Quinn’s realization that he lives in privilege reminds me of my own life. As I grew up, I realized that my parents were pretty well off, that I was never discriminated against, and that I really got a lot of chances to succeed through-out my life. It was around 15 that I realized I was spoiled compared to a majority of the people on this planet; that I had never really endured a real struggle. I had never really even been discriminated against or treated differently (that I can remember) because I am a girl. It was a stunning realization to realize that not everyone is given every chance of succeeding in life like I was (for this, I am very grateful to my selfless parents) and this realization does make you feel guilty like Quinn felt guilty.
9. Do you like this piece of work? Why or why not?
I really enjoyed this piece of work. It brings up so many issues that our country faces regarding discrimination based on race. It makes you question our own justice system as well as police officers. I enjoyed this book because it shows a side of the world that some people never see.
10. Are there any parts of this work that were confusing to you? Which parts? Why do you think you got confused?
I was confused as to why they ended the book where they did. I had so many questions, and most of all I wanted to know whether Paul was going to get punished at all for what he did to Rashad. I enjoyed the ending because it was beautiful with Quinn and Rashad finally connecting in a small way, but I wanted to know more!
11. Do you feel there is an opinion expressed by the author through this work? What is it? How do you know this? Do you agree? Why or why not?
The opinion expressed through this work is that just because something bad does not directly affect your life, that does not mean that you can just do nothing about it. If you choose to ignore a problem, then you are feeding the problem. If you do not stand up for the oppressed, then you are taking the side of the oppressor. We have to actually talk about these hard issues like police brutality and race in order to address the real problems in our country.
12. Do you think the title of this work is appropriate? Is it significant? Explain. What do you think the title means?
The title of this work, All American Boys, is very appropriate and significant. Both Rashad and Quinn could be seen as all american boys. Rashad has a cop for a father and is in ROTC. Quinn’s father died in the military and he is a basketball star.They are both trying to live up to the all american boy standard set by Quinn’s father giving his life in service and Rashad’s father pressuring him into the military.

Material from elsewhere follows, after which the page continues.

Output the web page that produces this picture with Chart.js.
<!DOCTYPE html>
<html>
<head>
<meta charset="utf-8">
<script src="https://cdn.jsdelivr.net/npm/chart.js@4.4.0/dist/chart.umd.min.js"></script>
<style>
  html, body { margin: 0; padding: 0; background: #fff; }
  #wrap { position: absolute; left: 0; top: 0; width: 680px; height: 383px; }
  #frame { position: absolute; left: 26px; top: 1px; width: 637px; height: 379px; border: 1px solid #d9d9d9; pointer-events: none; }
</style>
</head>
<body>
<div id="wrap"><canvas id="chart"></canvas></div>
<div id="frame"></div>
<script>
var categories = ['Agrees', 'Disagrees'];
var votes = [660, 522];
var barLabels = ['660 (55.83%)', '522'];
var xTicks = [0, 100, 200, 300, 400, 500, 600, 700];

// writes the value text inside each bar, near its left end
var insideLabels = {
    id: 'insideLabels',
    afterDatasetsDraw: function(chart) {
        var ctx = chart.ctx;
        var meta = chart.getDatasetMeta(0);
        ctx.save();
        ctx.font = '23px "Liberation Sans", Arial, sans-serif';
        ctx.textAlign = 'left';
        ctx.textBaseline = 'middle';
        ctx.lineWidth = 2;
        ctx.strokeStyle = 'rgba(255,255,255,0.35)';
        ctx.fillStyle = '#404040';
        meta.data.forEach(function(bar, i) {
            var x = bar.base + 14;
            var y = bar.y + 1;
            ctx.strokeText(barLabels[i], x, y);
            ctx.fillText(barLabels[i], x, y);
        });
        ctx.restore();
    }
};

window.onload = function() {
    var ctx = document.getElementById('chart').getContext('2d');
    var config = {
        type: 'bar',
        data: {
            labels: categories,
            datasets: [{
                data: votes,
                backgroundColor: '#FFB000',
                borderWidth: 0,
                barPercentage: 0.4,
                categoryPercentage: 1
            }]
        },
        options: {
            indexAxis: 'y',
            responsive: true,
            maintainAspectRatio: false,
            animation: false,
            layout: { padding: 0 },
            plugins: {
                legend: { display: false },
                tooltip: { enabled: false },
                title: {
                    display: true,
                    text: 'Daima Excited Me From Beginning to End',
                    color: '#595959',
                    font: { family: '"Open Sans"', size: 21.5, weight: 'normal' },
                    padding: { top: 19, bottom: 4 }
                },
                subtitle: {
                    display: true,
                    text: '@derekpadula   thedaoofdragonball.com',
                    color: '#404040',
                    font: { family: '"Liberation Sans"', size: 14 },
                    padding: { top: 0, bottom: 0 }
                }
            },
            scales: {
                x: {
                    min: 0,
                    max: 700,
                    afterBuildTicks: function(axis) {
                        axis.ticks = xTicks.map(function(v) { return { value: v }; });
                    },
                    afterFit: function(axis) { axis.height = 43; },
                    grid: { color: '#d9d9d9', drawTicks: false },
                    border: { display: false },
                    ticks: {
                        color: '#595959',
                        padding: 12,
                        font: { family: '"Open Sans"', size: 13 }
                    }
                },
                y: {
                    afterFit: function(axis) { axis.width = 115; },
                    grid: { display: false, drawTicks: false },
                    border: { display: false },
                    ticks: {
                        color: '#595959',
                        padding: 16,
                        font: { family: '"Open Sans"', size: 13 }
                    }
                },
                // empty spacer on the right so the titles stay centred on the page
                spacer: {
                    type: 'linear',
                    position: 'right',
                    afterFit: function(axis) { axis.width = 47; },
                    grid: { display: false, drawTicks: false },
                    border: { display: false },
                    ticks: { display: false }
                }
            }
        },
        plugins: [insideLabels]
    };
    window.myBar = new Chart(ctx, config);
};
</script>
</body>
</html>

However, despite Rashad and Quinn both being all american boys, they have very different lives and receive different treatment. In a lot of ways, the two boys are very similar except their skin color, and this makes all the difference in the world.
13. Would you change the ending of this story in any way? Tell your ending. Why would you change it?

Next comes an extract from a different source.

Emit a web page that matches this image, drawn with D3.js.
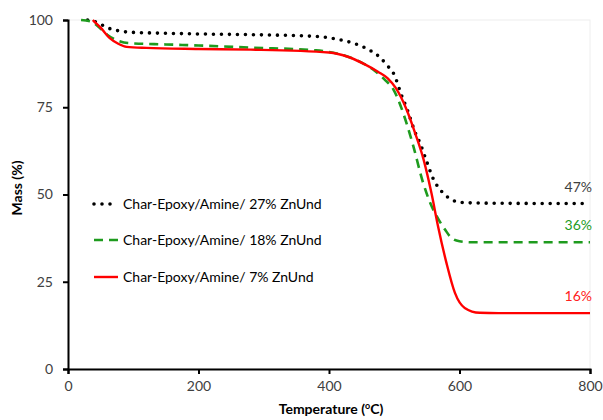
<!DOCTYPE html>
<html>
<head>
<meta charset="utf-8">
<script src="https://cdn.jsdelivr.net/npm/d3@7"></script>
<style>
  html, body { margin: 0; padding: 0; background: #fff; }
  svg { display: block; font-family: Lato, "Open Sans", sans-serif; }
</style>
</head>
<body>
<svg id="chart" width="603" height="420"></svg>
<script>
// TGA mass-loss curves: [temperature °C, mass %]
const zn27 = [[30,100],[45,99.3],[60,97.8],[75,97.0],[95,96.5],[150,96.2],[200,96.0],[280,95.8],[380,95.3],[420,94.2],[440,93.2],[460,91.6],[478,89.3],[490,86.8],[500,84.3],[511,78.5],[520,74.3],[532,67.8],[540,64.5],[550,59.3],[560,54.4],[572,51.0],[588,48.5],[603,47.7],[650,47.5],[800,47.4]];
const zn18 = [[20,100],[35,99.6],[50,97.5],[60,95.8],[75,94.2],[92,93.4],[150,93.0],[200,92.7],[280,92.1],[380,91.3],[420,90.0],[450,87.8],[470,85.5],[485,83.0],[499,80.0],[517,71.5],[529,64.0],[544,53.5],[556,47.2],[565,43.8],[578,39.9],[588,37.5],[600,36.6],[620,36.3],[800,36.3]];
const zn7  = [[38,100],[50,97.8],[64,94.8],[77,93.2],[90,92.3],[120,92.0],[200,91.7],[280,91.5],[400,90.7],[430,89.4],[455,87.3],[475,85.2],[490,83.3],[502,80.6],[519,74.3],[532,67.6],[545,60.0],[557,50.4],[567,41.0],[580,30.4],[593,21.8],[608,17.5],[631,16.1],[660,16.0],[800,16.0]];

const seriesNames = ["Char-Epoxy/Amine/ 27% ZnUnd", "Char-Epoxy/Amine/ 18% ZnUnd", "Char-Epoxy/Amine/ 7% ZnUnd"];
const residueLabels = ["47%", "36%", "16%"];
const residueValues = [47.4, 36.3, 16.0];
const xTicks = [0, 200, 400, 600, 800];
const yTicks = [0, 25, 50, 75, 100];

const styles = [
  { color: "#000000", width: 3.6, dash: "0,8", cap: "round", labelColor: "#404040" },
  { color: "#1e9b1e", width: 2.6, dash: "9,6", cap: "butt", labelColor: "#1e9b1e" },
  { color: "#ff0000", width: 2.4, dash: null, cap: "butt", labelColor: "#ff2020" }
];

const svg = d3.select("#chart");
const x = d3.scaleLinear().domain([0, 800]).range([68, 590]);
const y = d3.scaleLinear().domain([0, 100]).range([369, 20]);

// faint plot-area frame
svg.append("rect")
  .attr("x", x(0)).attr("y", y(100))
  .attr("width", x(800) - x(0)).attr("height", y(0) - y(100))
  .attr("fill", "none").attr("stroke", "#eeeeee").attr("stroke-width", 1);

const line = d3.line()
  .x(d => x(d[0])).y(d => y(d[1]))
  .curve(d3.curveMonotoneX);

[zn27, zn18, zn7].forEach((data, i) => {
  const s = styles[i];
  svg.append("path")
    .datum(data)
    .attr("d", line)
    .attr("fill", "none")
    .attr("stroke", s.color)
    .attr("stroke-width", s.width)
    .attr("stroke-linecap", s.cap)
    .attr("stroke-dasharray", s.dash);
});

// axes
const xAxis = svg.append("g")
  .attr("transform", `translate(0,${y(0)})`)
  .call(d3.axisBottom(x).tickValues(xTicks).tickSize(5).tickPadding(7).tickFormat(d3.format("d")));
const yAxis = svg.append("g")
  .attr("transform", `translate(${x(0)},0)`)
  .call(d3.axisLeft(y).tickValues(yTicks).tickSize(5).tickPadding(10).tickFormat(d3.format("d")));

[xAxis, yAxis].forEach(g => {
  g.select(".domain").attr("stroke", "#000").attr("stroke-width", 2);
  g.selectAll(".tick line").attr("stroke", "#000").attr("stroke-width", 2);
  g.selectAll(".tick text").attr("fill", "#404040").attr("font-size", 14)
    .attr("font-family", "Lato, 'Open Sans', sans-serif");
});

// axis titles
const xt = svg.append("text")
  .attr("x", 331).attr("y", 414)
  .attr("text-anchor", "middle")
  .attr("font-size", 14).attr("font-weight", "bold").attr("fill", "#000");
xt.append("tspan").text("Temperature (");
xt.append("tspan").text("o").attr("font-size", 9).attr("dy", -5);
xt.append("tspan").text("C)").attr("dy", 5);

svg.append("text")
  .attr("transform", `translate(22,${188}) rotate(-90)`)
  .attr("text-anchor", "middle")
  .attr("font-size", 14).attr("font-weight", "bold").attr("fill", "#000")
  .text("Mass (%)");

// residue labels at the right end
residueLabels.forEach((lab, i) => {
  svg.append("text")
    .attr("x", 592).attr("y", y(residueValues[i]) - 12)
    .attr("text-anchor", "end")
    .attr("font-size", 14).attr("fill", styles[i].labelColor)
    .text(lab);
});

// legend
const legendY = [204, 240, 277];
seriesNames.forEach((name, i) => {
  const s = styles[i];
  svg.append("line")
    .attr("x1", 94).attr("x2", 118)
    .attr("y1", legendY[i]).attr("y2", legendY[i])
    .attr("stroke", s.color)
    .attr("stroke-width", s.width)
    .attr("stroke-linecap", s.cap)
    .attr("stroke-dasharray", s.dash);
  svg.append("text")
    .attr("x", 123).attr("y", legendY[i] + 5)
    .attr("font-size", 14).attr("fill", "#000")
    .text(name);
});
</script>
</body>
</html>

I would change the ending to give the reader more of a resolution. I would end it happily, of course. I would have Quinn and Jill get together. I would have Rashad and Tiffany get together. I would have Quinn make starter of the basketball team despite skipping practice to go to the protest. I would have English and Quinn get attention from basketball scouts. I would have Paul get fired and put in jail for assault after a successful trial. I would have Guzzo realize that Paul was guilty and make up with Quinn.

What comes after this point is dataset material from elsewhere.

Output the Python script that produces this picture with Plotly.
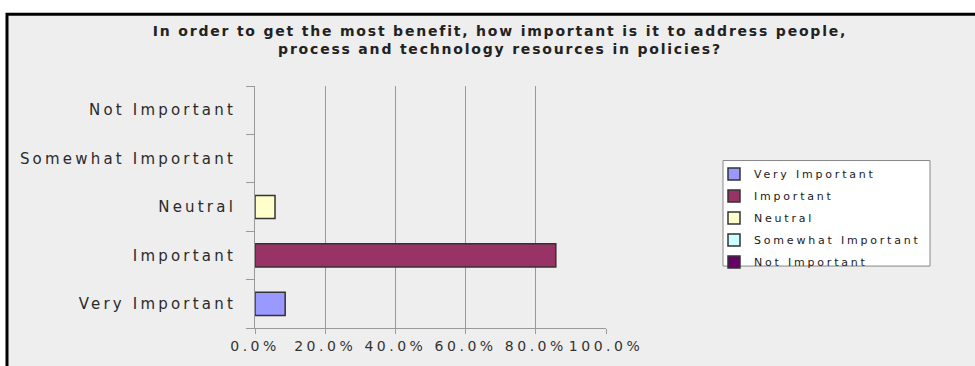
import plotly.graph_objects as go

# Survey responses (share of respondents)
categories = ["Very Important", "Important", "Neutral", "Somewhat Important", "Not Important"]
shares = [0.086, 0.857, 0.057, 0.0, 0.0]
colors = ["#9999FF", "#993366", "#FFFFCC", "#CCFFFF", "#660066"]
x_ticks = [0.0, 0.2, 0.4, 0.6, 0.8, 1.0]

title_text = ("In order to get the most benefit, how important is it to address people,"
              "<br>process and technology resources in policies?")

W, H = 975, 366
L, R, T, B = 255, 369, 86, 30
PW, PH = W - L - R, H - T - B


def fx(px):
    return (px - L) / PW


def fy(py):
    return (H - B - py) / PH


fig = go.Figure()
for i, (cat, val, col) in enumerate(zip(categories, shares, colors)):
    # empty answers get no bar, only their legend entry
    fig.add_trace(go.Bar(
        x=[val if val > 0 else None], y=[cat], name=cat, orientation="h",
        legendgroup=f"g{i}",
        marker=dict(color=col, line=dict(color="#333333", width=1.5)),
    ))

fig.update_layout(
    width=W, height=H,
    margin=dict(l=L, r=R, t=T, b=B),
    paper_bgcolor="white",
    plot_bgcolor="rgba(0,0,0,0)",
    barmode="overlay",
    bargap=0.52,
    font=dict(family="DejaVu Sans", color="#333333"),
    title=dict(
        text=title_text,
        x=500 / W, xanchor="center",
        y=1 - 36 / H, yanchor="top",
        font=dict(family="DejaVu Sans", size=13, color="#222222", weight="bold"),
    ),
    showlegend=True,
    legend=dict(
        x=fx(714), xanchor="left",
        y=fy(162), yanchor="top",
        bgcolor="rgba(0,0,0,0)", borderwidth=0,
        traceorder="grouped", tracegroupgap=3,
        font=dict(family="DejaVu Sans", size=11, color="#1a1a1a"),
    ),
    shapes=[
        dict(type="rect", xref="paper", yref="paper", layer="below",
             x0=fx(7), x1=fx(1010), y0=fy(400), y1=fy(12),
             fillcolor="#EEEEEE", line=dict(color="black", width=3)),
        dict(type="rect", xref="paper", yref="paper", layer="below",
             x0=fx(723), x1=fx(930), y0=fy(272), y1=fy(163),
             fillcolor="white", line=dict(color="#888888", width=1)),
    ],
)

fig.update_xaxes(
    range=[0, 1], tickvals=x_ticks, tickformat=".1%",
    showgrid=True, gridcolor="#999999", gridwidth=1,
    showline=True, linecolor="#999999", linewidth=1,
    ticks="outside", ticklen=5, tickcolor="#999999",
    zeroline=False,
    tickfont=dict(family="DejaVu Sans", size=14, color="#333333"),
)
fig.update_yaxes(
    categoryorder="array", categoryarray=categories,
    showgrid=False, showline=True, linecolor="#999999", linewidth=1,
    ticks="outside", ticklen=8, tickcolor="#999999", tickson="boundaries",
    ticklabelstandoff=15,
    tickfont=dict(family="DejaVu Sans", size=15, color="#2a2a2a"),
)

# Wider letter spacing for the labels; legend text is allowed past its clip box
letter_css = (
    "var st=document.createElement('style');"
    "st.textContent='.xtick text{letter-spacing:3.5px}"
    ".ytick text{letter-spacing:3.2px}"
    ".legendtext{letter-spacing:2.8px}"
    ".legend .scrollbox{clip-path:none !important}"
    ".gtitle{letter-spacing:1.8px;font-size:14px !important}';"
    "document.head.appendChild(st);"
)

fig.write_html("out.html", post_script=letter_css)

14. What kind of person do you feel the author is? What makes you feel this way?
I feel that the authors, Jason Reynolds and Brendan Kiely, are very creative people. I wonder if one wrote the voice of Quinn while the other wrote the voice of Rashad. They organized the book in a way that kept the reader interested. I enjoyed getting two perspectives on the story. They created the characters so that they were very easy to relate to and were very three dimensional. I liked both of their writing styles.
15. How did this work make you feel? Explain.
All American Boys made me ask myself a lot of questions. Had I ever been discriminatory towards someone based on their race without realizing it? How do we stop police brutality and racial discrimination from occurring? Why are these beliefs that black people are less than white people so deeply held? Had I ever been dismissive of an issue within our country because it did not directly affect me?
16. Do you share any of the feelings of the characters in this work? Explain.
I share Quinn’s feeling of guilt when he realized that he can just step away from this issue that Rashad is facing. He does not have to be a part of it because he is white. He does not have to face certain struggles just because he is white. He does not have to fight for his own civil liberties because he is a white male. He feels guilty that he could just turn his back on another person because of a difference of skin color. He realizes that he does not want to step away from the issue anymore and goes to the protest.
17. Sometimes works leave you with the feeling that there is more to tell. Did this work do this? What do you think might happen?
YES! There were so many questions, as I have already stated. There was no retribution for Paul. We never found out about the basketball starters or the relationships that Quinn and Rashad hoped to form. We never know if anything happens because of the protest. We don’t know if Rashad ends up going to court. We don’t know anything!
18. Would you like to read something else by this author? Why or why not?
I would read other pieces of work by these authors because I liked their writing style. I read this book very quickly, and enjoyed reading it. The words were simple. The character’s had different voices.
19. What do you feel is the most important word, phrase, passage, or paragraph in this work? Explain why it is important.
When Quinn is questioning whether to go to the protest because he is scared of the military tanks, Jill gives him a flyer with a quote by Desmond Tutu that says: “If you are neutral in situations of injustice, you have chosen the side of the oppressor.” I think this is the most important phrase in the book because it shows the whole moral of the book. Just because injustice or discrimination does not directly affect you, that does not mean you can remain neutral. If you remain neutral, then you are just as bad as the people doing the injustice. We can help fight against discrimination even if it does not involve us, and we should, as decent human beings, stand up for our fellow human-beings. We can fight hate and ignorance with education.
20. If you were an English teacher, would you want to share this work with your students? Why or why not?
I would want to share All American Boys with my students. People may not be aware of the kinds of discrimination people of color face, especially in rural communities like small town Nebraska. This book can be a way to open student’s minds to the struggles that other people face, and may motivate them to stand against injustice even if it does not involve them directly.